I really didn’t like “JoJo Rabbit,” director Taika Waititi‘s World War II satire about a Nazi boy (Roman Griffin Davis) and his imaginary friend, Adolf Hitler (Waititi). I didn’t find the material offensive, but the movie fails across the board as the satirical black comedy it strives so hard to be.
Jojo is a lonely German boy, committed to the Nazi party with a blind nationalism. His world view is turned upside down when he discovers his kind single mother (Scarlett Johansson) is hiding a young Jewish girl (Thomasin McKenzie) in the attic. Lessons in life and love are learned, but this wannabe Wes Anderson rip-off tries too hard be too cute and is more annoying than thoughtful.
It’s okay to be in love with your own art, but Waititi’s arrogant, cloying script and filmmaking style feel braggadocious with an emphasis on too much style over substance. There are a handful of ironically-scored, slow-motion, painfully artsy scenes that cinema loving hipsters will adore (including the worst one that is set in a swimming pool) that made me want to pull my hair out in frustration from the gleefully flamboyant visuals. Most directors attempting to make an Anderson style movie usually end up with a disappointing product.

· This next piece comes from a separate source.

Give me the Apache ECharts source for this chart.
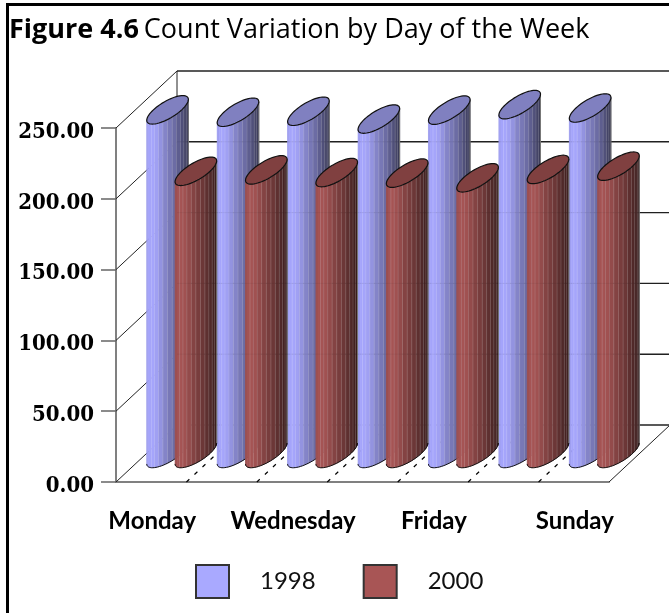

Hitler is portrayed as a goofball idiot, which may have been controversial decades ago but feels like a half-hearted, attention grabbing stunt in 2019. It’s not very funny and burns out quickly. The focus is on absurdity and irreverent humor, but the dark comedy comes across as indifferent at best. There are gags about weapon mishaps and book burnings, and Hitler speaks in modern slang with an exaggerated German accent and prances around like a fool. I’m all in favor of poking fun at the Führer, but this supposed “satire” is dumbed down to the point it should insult audiences who pay to watch it.
It’s essential for the lead character to carry a story like this, but Jojo is reminiscent of that one know-it-all kid in your grade school class who was the irritating teacher’s pet. It’s not Davis’s fault, as he gives a fine performance. It’s that nobody here is likeable, and that’s a problem. (Except for Sam Rockwell as a Nazi captain who runs a Hitler Youth camp; too bad he didn’t get his own spin-off movie).
There’s a half-hearted coming of age story thrown in the mix, but it doesn’t fit well with the overall absurdity and irreverent humor that drives the film. The whimsy doesn’t feel inappropriate, but it’s off-putting and takes away from the real heart and deeper meaning of the story.
“Jojo Rabbit” could’ve been something truly special if Waititi didn’t insist on spending the majority of his time winking at the audience. It’s the goofy shtick that torpedoes this film.